For decades, rocket scientists have said that it could not be done.

And I, tuning into this launch at the last minute, could barely contain myself. My mind kept going back to that spectacular explosion some months ago. I was swept up in the excitement, the nervous anticipation, knowing how much was a stake. Back-to-back failures would be catastrophic for the team.

The launch went without a hitch and the grip of fear loosened as the rocket passed the point where, as SpaceX called it, the ‘anomaly’ had previously occurred. As the stages separated, attention turned from the mission’s primary objective — the deployment of the eleven satellites, carried on by the second stage — and all eyes were on the first stage falling back to Earth.

It is hard to find the words to describe what happened next. The rocket fired a tremendous burst of thrust to slow it down, a fifteen story structure hovering in midair just above the launch pad. The seconds stretched on endlessly. And then it was over. The engine shut down and the screen was dark again, just the rocket calmly sitting on the ground as if it had never left.

I cannot describe the feeling of watching it live. I was leaping up and down in front of my computer screen, clapping wildly, feeling like my heart could burst out of my chest at any moment. I guess it was similar to how people feel when their team scores the winning touchdown in the Superbowl, except this touchdown really mattered.

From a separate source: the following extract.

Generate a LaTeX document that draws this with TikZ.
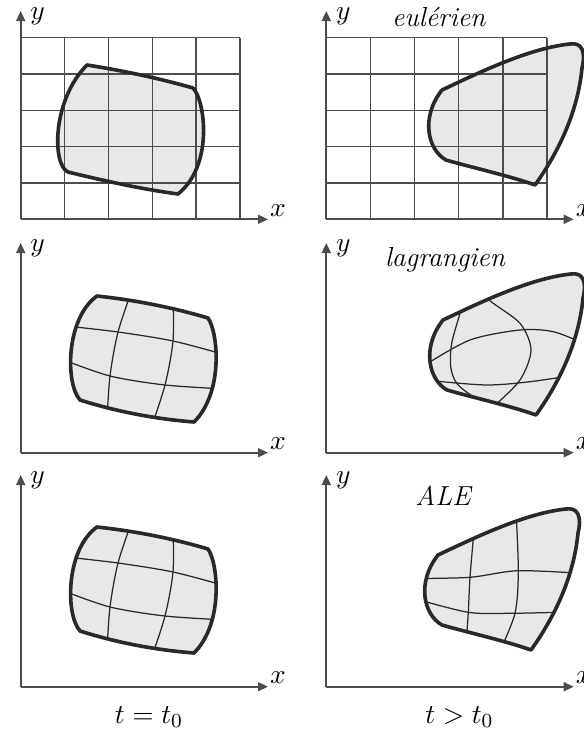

The magnitude of this achievement can hardly be overstated. Over time, Elon Musk says this technology can reduce the cost of spaceflight by a factor of 100 — a change that would alter the trajectory of our species.

There is a breathtaking six-part documentary called When We Left Earth: The NASA Missions. I have watched it many times. But it is entirely different to learn about history than to experience history as it happens. Movies will be made about this moment; our children’s children’s children will learn about it in school.

Throughout the series, NASA reaches higher and higher with more and more audacious goals. Crowds gather, hold hands, cheer wildly at the victories. I can’t help but feel that we are having these moments for ourselves now, our generation’s time to triumph over seemingly insurmountable obstacles in our path — and, to be sure, fail spectacularly, publicly and together, along the way.

I guess what I’m saying is that we are living in a very special time, a period that will see a pace of progress that has not happened in decades. And you don’t have to be involved professionally to be a part of it — you can just tune in and follow along as history is made around us. And amidst all the craziness that is happening in the world, projects like this…well, they just make me happy to be here.